4. A prioridade dos gestores judiciais será fazer um inventário de todos os bens que ficam sob a "gestão controlada", bem como avaliar os activos e passivos da sociedade. Qualquer alienação, constituição de penhor ou hipotecas de bens, mobiliários ou imobiliários, emprestar ou receber quaisquer valores e fazer pagamentos terá de ser autorizada pela administração nomeada pelo tribunal.

5. Os gestores judiciais terão ainda de apresentar um projecto de reorganização dos negócios do grupo e/ou de venda de activos, tendo em conta a hierarquia dos credores. Estes serão informados sobre o plano apresentado que terá de ser aprovado pelo tribunal. Os credores terão 15 dias para se pronunciar sobre o projecto. O tribunal não poderá aprovar o plano se este não tiver o apoio da maioria dos credores da sociedade. MJG

Rioforte pede gestão controlada

Entretanto soube-se que a Portugal Telecom tinha investido 847 milhões de euros em papel comercial da Rioforte, cuja maturidade foi atingida na terça-feira 15 de Julho, tendo a holding falhado o reembolso.
No dia 22 de Julho a Rioforte, que também está registada no Luxemburgo, pediu gestão controlada ao abrigo da lei luxemburguesa:

A apresentação deste pedido está relacionada com as dificuldades substanciais ocorridas na sociedade que detém 100% do seu capital, a Espírito Santo International S.A. ("ESI") — a qual apresentou um pedido de natureza semelhante no passado dia 18 de Julho.
(...)

A Rioforte não está em condições de cumprir com as obrigações decorrentes de determinadas dívidas, cuja maturidade ocorreu desde 9 de Julho de 2014 e que se venceram após 16 de Julho de 2014.

Um processo de gestão controlada permitirá uma restruturação transparente e ordenada com vista à sustentabilidade financeira a longo prazo e, quando adequada, a negociação organizada dos seus activos, tudo no melhor interesse de todos os seus ‘stakeholders’, em particular os seus credores.

ESFG pede gestão controlada

Hoje, dia 24 de Julho, foi a vez do ESFG, que detém 20,1% do BES, fazer o pedido de protecção de credores divulgado num curto comunicado (negrito meu):

A Espírito Santo Financial Group S.A. apresentou aos Tribunais do Luxemburgo o pedido de gestão controlada (‘Gestion Contrôlée’), da empresa devido ao facto de não estar em condições de cumprir as suas obrigações no âmbito do programa do papel comercial, nem as obrigações relacionadas com as suas dívidas.

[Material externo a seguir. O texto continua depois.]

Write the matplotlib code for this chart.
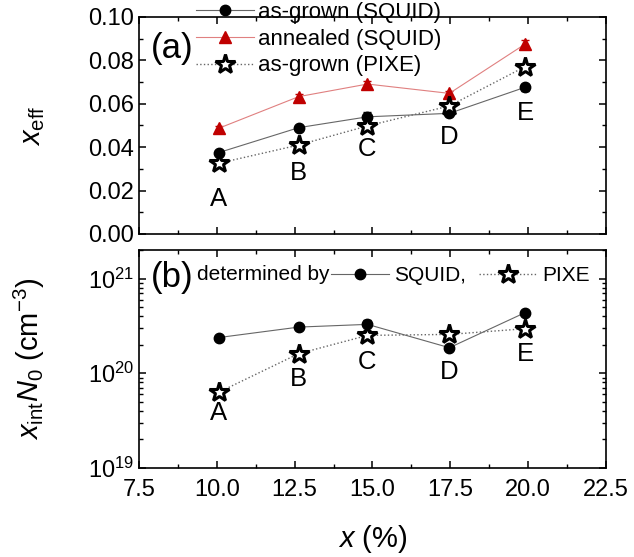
import numpy as np
import matplotlib.pyplot as plt

plt.rcParams['font.family'] = ['Liberation Sans', 'DejaVu Sans']
plt.rcParams['mathtext.fontset'] = 'custom'
plt.rcParams['mathtext.rm'] = 'Liberation Sans'
plt.rcParams['mathtext.it'] = 'Liberation Sans:italic'
plt.rcParams['mathtext.bf'] = 'Liberation Sans:bold'
plt.rcParams['xtick.direction'] = 'in'
plt.rcParams['ytick.direction'] = 'in'
plt.rcParams['xtick.top'] = True
plt.rcParams['ytick.right'] = True
plt.rcParams['axes.linewidth'] = 1.2

# samples A..E, Mn content x (%)
samples = ['A', 'B', 'C', 'D', 'E']
x_pct = [10.06, 12.63, 14.84, 17.47, 19.90]

# (a) effective x
eff_grown = [0.0375, 0.0490, 0.0540, 0.0556, 0.0676]
eff_grown_err = [0.0008, 0.0008, 0.0020, 0.0010, 0.0015]
eff_annealed = [0.0487, 0.0633, 0.0691, 0.0648, 0.0875]
eff_annealed_err = [0.0010, 0.0012, 0.0012, 0.0012, 0.0020]
eff_pixe = [0.0326, 0.0410, 0.0498, 0.0590, 0.0771]
# letter positions in panel (a)
label_y_a = [0.0161, 0.0281, 0.0392, 0.0447, 0.0558]

# (b) x_int * N0 (cm^-3)
n_squid = [2.38e20, 3.07e20, 3.28e20, 1.86e20, 4.36e20]
n_squid_err = [0.1e20, 0.15e20, 0.4e20, 0.1e20, 0.2e20]
n_pixe = [6.3e19, 1.61e20, 2.51e20, 2.57e20, 2.95e20]
label_y_b = [3.77e19, 8.8e19, 1.31e20, 1.03e20, 1.61e20]

fig = plt.figure(figsize=(6.34, 5.57), dpi=100)
ax1 = fig.add_axes([0.2192, 0.5799, 0.7366, 0.3896])
ax2 = fig.add_axes([0.2192, 0.1598, 0.7366, 0.3914], sharex=ax1)

red = '#c00000'
grey = '#666666'

# ---- panel (a)
ax1.errorbar(x_pct, eff_grown, yerr=eff_grown_err, fmt='none', ecolor='k', capsize=3, elinewidth=1.8)
ax1.errorbar(x_pct, eff_annealed, yerr=eff_annealed_err, fmt='none', ecolor=red, capsize=3, elinewidth=1.8)
h1, = ax1.plot(x_pct, eff_grown, '-', color=grey, lw=0.8, marker='o', ms=7.5, mfc='k', mec='k',
               label='as-grown (SQUID)')
h2, = ax1.plot(x_pct, eff_annealed, '-', color='#e08080', lw=0.8, marker='^', ms=8.5, mfc=red, mec=red,
               label='annealed (SQUID)')
h3, = ax1.plot(x_pct, eff_pixe, ':', color=grey, lw=1.0, marker='*', ms=15, mfc='white', mec='k', mew=2.2,
               label='as-grown (PIXE)')

for s, xx, yy in zip(samples, x_pct, label_y_a):
    ax1.text(xx, yy, s, ha='center', va='center', fontsize=18.5)

ax1.set_ylim(0, 0.10)
ax1.set_yticks([0.00, 0.02, 0.04, 0.06, 0.08, 0.10])
ax1.set_yticks(np.arange(0, 0.1, 0.01), minor=True)
ax1.set_ylabel(r'$x_{\rm eff}$', fontsize=21)
ax1.yaxis.set_label_coords(-0.198, 0.5)
ax1.tick_params(labelbottom=False, labelsize=17)
ax1.text(0.025, 0.855, '(a)', transform=ax1.transAxes, fontsize=25, va='center', ha='left')
ax1.legend(handles=[h1, h2, h3], loc='upper left', bbox_to_anchor=(196 / 634, 0.996),
           bbox_transform=fig.transFigure, frameon=False, fontsize=16, borderpad=0, borderaxespad=0,
           handlelength=2.6, handletextpad=0.2, labelspacing=0.25)

# ---- panel (b)
ax2.errorbar(x_pct, n_squid, yerr=n_squid_err, fmt='none', ecolor='k', capsize=3, elinewidth=1.8)
g1, = ax2.plot(x_pct, n_squid, '-', color=grey, lw=0.8, marker='o', ms=7.5, mfc='k', mec='k', label='SQUID,')
g2, = ax2.plot(x_pct, n_pixe, ':', color=grey, lw=1.0, marker='*', ms=15, mfc='white', mec='k', mew=2.2,
               label='PIXE')

for s, xx, yy in zip(samples, x_pct, label_y_b):
    ax2.text(xx, yy, s, ha='center', va='center', fontsize=18.5)

ax2.set_yscale('log')
ax2.set_ylim(1e19, 2e21)
ax2.set_ylabel(r'$x_{\rm int}N_0\ {\rm (cm^{-3})}$', fontsize=21)
ax2.yaxis.set_label_coords(-0.198, 0.5)
ax2.set_xlim(7.5, 22.5)
ax2.set_xticks([7.5, 10.0, 12.5, 15.0, 17.5, 20.0, 22.5])
ax2.set_xticklabels(['7.5', '10.0', '12.5', '15.0', '17.5', '20.0', '22.5'])
ax2.set_xticks(np.arange(8.75, 22.5, 2.5), minor=True)
ax2.tick_params(labelsize=17)
ax2.tick_params(axis='x', pad=8)
ax2.set_xlabel(r'$x$ (%)', fontsize=21, labelpad=16)
ax2.text(0.025, 0.875, '(b)', transform=ax2.transAxes, fontsize=25, va='center', ha='left')
fig.text(197 / 634, 1 - 275 / 557, 'determined by', fontsize=15, va='center', ha='left')
ax2.legend(handles=[g1, g2], loc='center left', bbox_to_anchor=(331 / 634, 1 - 276 / 557),
           bbox_transform=fig.transFigure, ncol=2, frameon=False, fontsize=15, borderpad=0,
           borderaxespad=0, handlelength=2.8, handletextpad=0.25, columnspacing=0.6)

for ax in (ax1, ax2):
    ax.tick_params(which='major', length=5, width=1.1)
    ax.tick_params(which='minor', length=3, width=1.0)

fig.savefig('out.png', dpi=100)
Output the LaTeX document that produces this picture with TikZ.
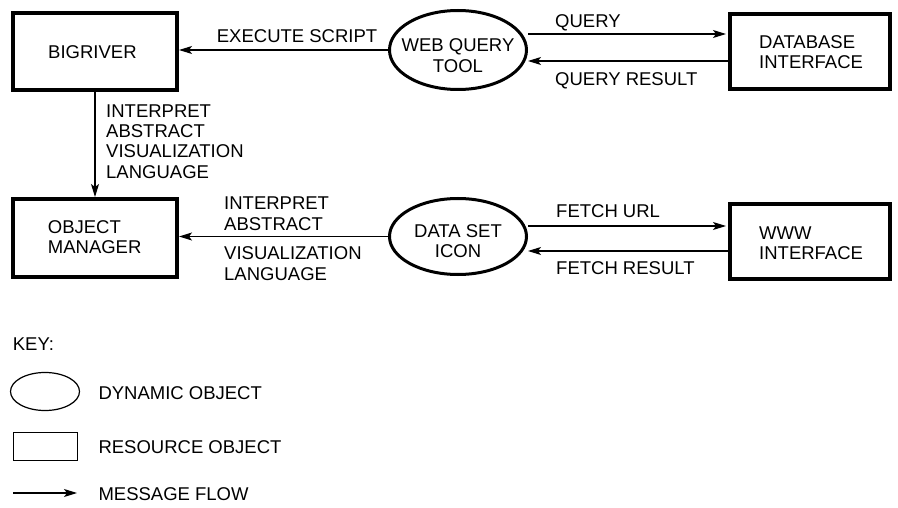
\documentclass[tikz,border=0pt]{standalone}
\usepackage{fontspec}
\setmainfont{Liberation Sans}
\usetikzlibrary{shapes.geometric,arrows.meta,calc}
\begin{document}
\begin{tikzpicture}[x=1pt,y=-1pt,
  font=\fontsize{18.5}{20.3}\selectfont,
  res/.style={draw, line width=4pt, inner sep=0pt, minimum width=160pt, minimum height=75pt},
  dyn/.style={draw, ellipse, line width=3pt, inner sep=0pt, minimum width=137pt, minimum height=79pt},
  msg/.style={line width=1.2pt, -{Stealth[length=13pt,width=8pt,inset=3pt]}},
  lbl/.style={anchor=base west, inner sep=0pt, align=left},
  clbl/.style={anchor=base, inner sep=0pt, align=center}]
\useasboundingbox (0,0) rectangle (898,508);
% resource objects
\node[res, minimum width=164pt, minimum height=77pt] (br) at (95,51.5) {};
\node[lbl] (brt) at (48,58.3) {BIGRIVER};
\node[res, minimum width=164pt, minimum height=78pt] (om) at (95,238) {};
\node[lbl] (omt) at (47.7,254) {OBJECT\\MANAGER};
\node[res] (db) at (810,51.5) {};
\node[lbl] (dbt) at (759,69) {DATABASE\\INTERFACE};
\node[res] (www) at (810,241.5) {};
\node[lbl] (wwwt) at (759,259.3) {WWW\\INTERFACE};
% dynamic objects
\node[dyn] (wqt) at (458,50) {};
\node[clbl] (wqtt) at (458,72.3) {WEB QUERY\\TOOL};
\node[dyn, minimum height=76pt] (dsi) at (458,236.5) {};
\node[clbl] (dsit) at (458,257.7) {DATA SET\\ICON};
% message flows
\draw[msg] (wqt.west) -- (wqt.west -| br.east);
\draw[msg] (br.south) -- (om.north);
\draw[msg] ($(wqt.east)+(0,-16)$) -- ($(db.west)+(-2,-17.5)$);
\draw[msg] ($(db.west)+(0,9.5)$) -- ($(wqt.east)+(0,11)$);
\draw[msg] ($(dsi.east)+(0,-10.5)$) -- ($(www.west)+(-2,-15.5)$);
\draw[msg] ($(www.west)+(0,9.5)$) -- ($(dsi.east)+(0,14.5)$);
\draw[msg] (dsi.west) -- (dsi.west -| om.east);
% labels
\node[lbl] (l1) at (216.7,42.7) {EXECUTE SCRIPT};
\node[lbl] (l2) at (106,178.3) {INTERPRET\\ABSTRACT\\VISUALIZATION\\LANGUAGE};
\node[lbl] (l3) at (555,28) {QUERY};
\node[lbl] (l4) at (555,85.5) {QUERY RESULT};
\node[lbl] (l5) at (224,230) {INTERPRET\\ABSTRACT};
\node[lbl] (l6) at (224,280) {VISUALIZATION\\LANGUAGE};
\node[lbl] (l7) at (556,217.7) {FETCH URL};
\node[lbl] (l8) at (556,275) {FETCH RESULT};
% key
\node[lbl] (key) at (12.7,350) {KEY:};
\node[draw, ellipse, line width=1.2pt, minimum width=69pt, minimum height=38pt, inner sep=0pt] (kd) at (45,391.5) {};
\node[lbl] (kdt) at (98.3,399.3) {DYNAMIC OBJECT};
\node[draw, line width=1.2pt, minimum width=64pt, minimum height=28pt, inner sep=0pt] (kr) at (45.5,446.5) {};
\node[lbl] (krt) at (98.3,453.3) {RESOURCE OBJECT};
\coordinate (ka) at (13,493);
\coordinate (kb) at (77,493);
\draw[msg] (ka) -- (kb);
\node[lbl] (kat) at (98.3,500) {MESSAGE FLOW};
\end{tikzpicture}
\end{document}
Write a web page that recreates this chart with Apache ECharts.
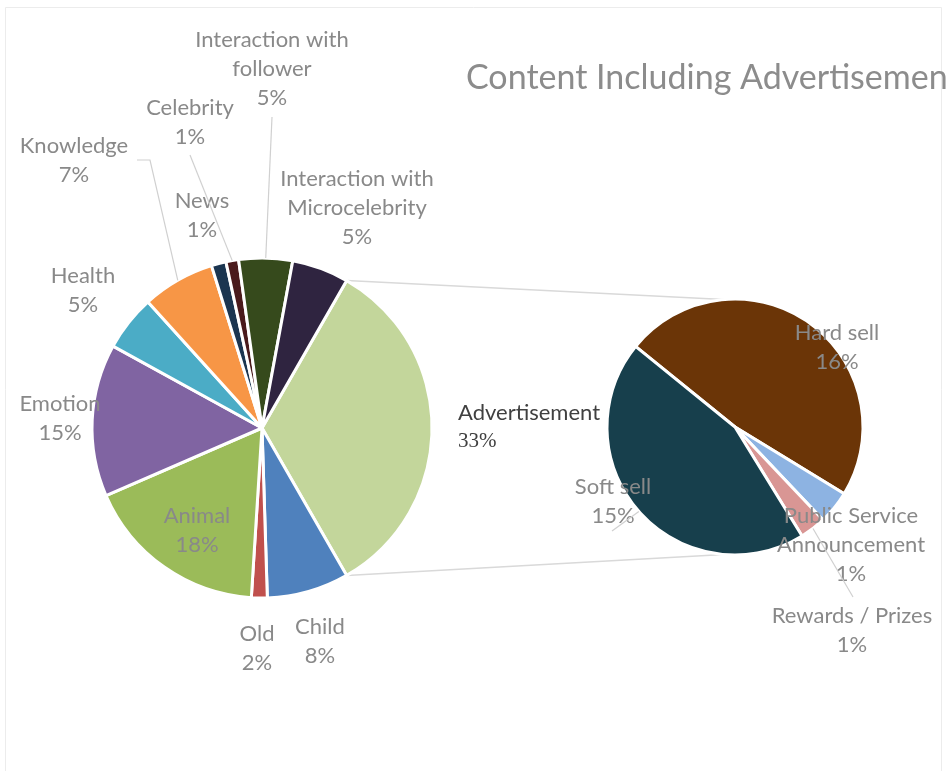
<!DOCTYPE html>
<html>
<head>
<meta charset="utf-8">
<script src="https://cdn.jsdelivr.net/npm/echarts@6/dist/echarts.min.js"></script>
<style>
  html, body { margin: 0; padding: 0; background: #ffffff; }
  #chart { width: 947px; height: 771px; }
</style>
</head>
<body>
<div id="chart"></div>
<script>
// Share of all posts (%), main pie, clockwise from the split slice
const mainCategories = ['Advertisement', 'Child', 'Old', 'Animal', 'Emotion', 'Health',
  'Knowledge', 'News', 'Celebrity', 'Interaction with follower', 'Interaction with Microcelebrity'];
const mainValues = [33.4, 7.8, 1.5, 17.5, 14.5, 5.3, 6.9, 1.4, 1.2, 5.1, 5.4];

// Breakdown of the Advertisement slice (% of all posts)
const adCategories = ['Hard sell', 'Public Service Announcement', 'Rewards / Prizes', 'Soft sell'];
const adValues = [16.0, 1.4, 1.1, 14.9];

const chartTitle = 'Content Including Advertisement';

// ---- styling / layout ----
const mainColors = ['#c3d69b', '#4f81bd', '#c0504d', '#9bbb59', '#8064a2', '#4bacc6',
  '#f79646', '#1b3550', '#4a1a1c', '#364a1c', '#2f2440'];
const adColors = ['#6b3507', '#8db3e2', '#d99694', '#173f4c'];

const MAIN_C = [262, 428], MAIN_R = 170;
const AD_C = [735, 427], AD_R = 128;
const AD_START = 141;           // degrees, counter-clockwise from 3 o'clock
const LABEL_GRAY = '#898989';
const FONT = 'Lato, "Open Sans", sans-serif';
const SERIF = '"Liberation Serif", "DejaVu Serif", serif';

// label centres, offset from each pie's centre
const mainLabelAt = {
  'Advertisement': [196, -1, 'left'],
  'Child': [58, 213],
  'Old': [-5, 220],
  'Animal': [-65, 102],
  'Emotion': [-202, -10],
  'Health': [-179, -138],
  'Knowledge': [-188, -268],
  'News': [-60, -213],
  'Celebrity': [-72, -306],
  'Interaction with follower': [10, -359],
  'Interaction with Microcelebrity': [95, -220]
};
const adLabelAt = {
  'Hard sell': [102, -80],
  'Public Service Announcement': [116, 118],
  'Rewards / Prizes': [117, 203],
  'Soft sell': [-122, 74]
};
// leader-line bends, relative to the label centre (start is the slice edge)
const mainLeaders = {
  'Interaction with follower': [[0, 48]],
  'Celebrity': [[0, 33]],
  'Knowledge': [[76, 0], [63, 0]]
};
const adLeaders = {
  'Rewards / Prizes': [[1, -33]],
  'Soft sell': [[-1, 30]]
};

const sum = a => a.reduce((s, v) => s + v, 0);
const MAIN_START = mainValues[0] / sum(mainValues) * 180;   // split slice centred on 3 o'clock

function wrapName(name) {
  if (name.indexOf('Interaction with ') === 0) return 'Interaction with\n' + name.slice(17);
  if (name === 'Public Service Announcement') return 'Public Service\nAnnouncement';
  return name;
}
function pct(v) { return Math.round(v) + '%'; }

// screen angle (radians, clockwise, y down) of slice middle
function midAngle(values, startDeg, idx) {
  const total = sum(values);
  let acc = 0;
  for (let i = 0; i < idx; i++) acc += values[i];
  const frac = (acc + values[idx] / 2) / total;
  return (-startDeg + frac * 360) * Math.PI / 180;
}
function polar(c, r, a) { return [c[0] + r * Math.cos(a), c[1] + r * Math.sin(a)]; }

function leaderLines(cats, values, startDeg, c, r, labelAt, leaders) {
  const out = [];
  cats.forEach((name, i) => {
    if (!leaders[name]) return;
    const a = midAngle(values, startDeg, i);
    const lc = [c[0] + labelAt[name][0], c[1] + labelAt[name][1]];
    const pts = [polar(c, r, a)].concat(leaders[name].map(d => [lc[0] + d[0], lc[1] + d[1]]));
    out.push({
      type: 'polyline', z: 10, silent: true,
      shape: { points: pts },
      style: { stroke: '#d0d0d0', lineWidth: 1.2, fill: null }
    });
  });
  return out;
}

// connectors from the split slice to the breakdown pie
const adTopA = -MAIN_START * Math.PI / 180, adBotA = MAIN_START * Math.PI / 180;
const connectors = [
  [polar(MAIN_C, MAIN_R, adTopA), polar(AD_C, AD_R, -95 * Math.PI / 180)],
  [polar(MAIN_C, MAIN_R, adBotA), polar(AD_C, AD_R, 95 * Math.PI / 180)]
].map(p => ({
  type: 'polyline', z: 0, silent: true,
  shape: { points: p },
  style: { stroke: '#d9d9d9', lineWidth: 1.5, fill: null }
}));

const baseLabel = {
  show: true,
  position: 'inside',
  color: LABEL_GRAY,
  fontFamily: FONT,
  fontSize: 22,
  lineHeight: 29,
  align: 'center'
};

const mainData = mainCategories.map((name, i) => {
  const d = { name: name, value: mainValues[i], itemStyle: { color: mainColors[i] } };
  if (name === 'Advertisement') {
    d.label = {
      formatter: p => '{n|' + p.name + '}\n{p|' + pct(p.value) + '}',
      align: 'left',
      rich: {
        n: { color: '#404040', fontFamily: FONT, fontSize: 22, lineHeight: 29, align: 'left' },
        p: { color: '#404040', fontFamily: SERIF, fontSize: 21, lineHeight: 29, align: 'left' }
      }
    };
  }
  return d;
});
const adData = adCategories.map((name, i) => ({
  name: name, value: adValues[i], itemStyle: { color: adColors[i] }
}));

const chart = echarts.init(document.getElementById('chart'), null, { renderer: 'canvas' });
chart.setOption({
  backgroundColor: '#ffffff',
  animation: false,
  title: {
    text: chartTitle,
    left: 461, top: 56,
    textStyle: { color: '#8c8c8c', fontFamily: FONT, fontSize: 34, fontWeight: 'normal' }
  },
  graphic: [{
    type: 'rect', z: -1, silent: true,
    shape: { x: 5.5, y: 7.5, width: 936, height: 770 },
    style: { fill: null, stroke: '#ececec', lineWidth: 1 }
  }].concat(connectors)
    .concat(leaderLines(mainCategories, mainValues, MAIN_START, MAIN_C, MAIN_R, mainLabelAt, mainLeaders))
    .concat(leaderLines(adCategories, adValues, AD_START, AD_C, AD_R, adLabelAt, adLeaders)),
  series: [
    {
      type: 'pie',
      name: 'Content',
      center: MAIN_C,
      radius: MAIN_R,
      startAngle: MAIN_START,
      clockwise: true,
      avoidLabelOverlap: false,
      itemStyle: { borderColor: '#ffffff', borderWidth: 3 },
      label: Object.assign({}, baseLabel, {
        formatter: p => wrapName(p.name) + '\n' + pct(p.value)
      }),
      labelLine: { show: false },
      labelLayout: params => {
        const o = mainLabelAt[mainCategories[params.dataIndex]];
        return {
          x: MAIN_C[0] + o[0], y: MAIN_C[1] + o[1],
          align: o[2] || 'center', verticalAlign: 'middle'
        };
      },
      emphasis: { disabled: true },
      data: mainData
    },
    {
      type: 'pie',
      name: 'Advertisement',
      center: AD_C,
      radius: AD_R,
      startAngle: AD_START,
      clockwise: true,
      avoidLabelOverlap: false,
      itemStyle: { borderColor: '#ffffff', borderWidth: 3 },
      label: Object.assign({}, baseLabel, {
        formatter: p => wrapName(p.name) + '\n' + pct(p.value)
      }),
      labelLine: { show: false },
      labelLayout: params => {
        const o = adLabelAt[adCategories[params.dataIndex]];
        return {
          x: AD_C[0] + o[0], y: AD_C[1] + o[1],
          align: 'center', verticalAlign: 'middle'
        };
      },
      emphasis: { disabled: true },
      data: adData
    }
  ]
});
</script>
</body>
</html>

A Gestion Contrôlée é possível em situações em que existem perspectivas para os negócios da empresa que se encontra temporariamente em dificuldades e seja incapaz de cumprir as suas obrigações, de modo a permitir a sua reestruturação. Este procedimento deverá facilitar uma alienação faseada dos seus activos servindo melhor os interesses de todos os credores.

A partir do momento da indicação do Juízo até a sua decisão todos os procedimentos ou actos, mesmo os iniciados por credores privilegiados (incluindo credores com garantias e penhoras) são suspensos.

Uma após outra, as holdings do Grupo Espírito Santo foram apresentando o pedido de gestão controlada.

Com o pedido de protecção de credores da holding que controla o BES, o banco deixa de poder contar com os 700 milhões do ESFG para pagar aos clientes de retalho. Agora terá de ser o próprio BES a garantir o reembolso do papel comercial, o que vai aumentar os seus prejuízos.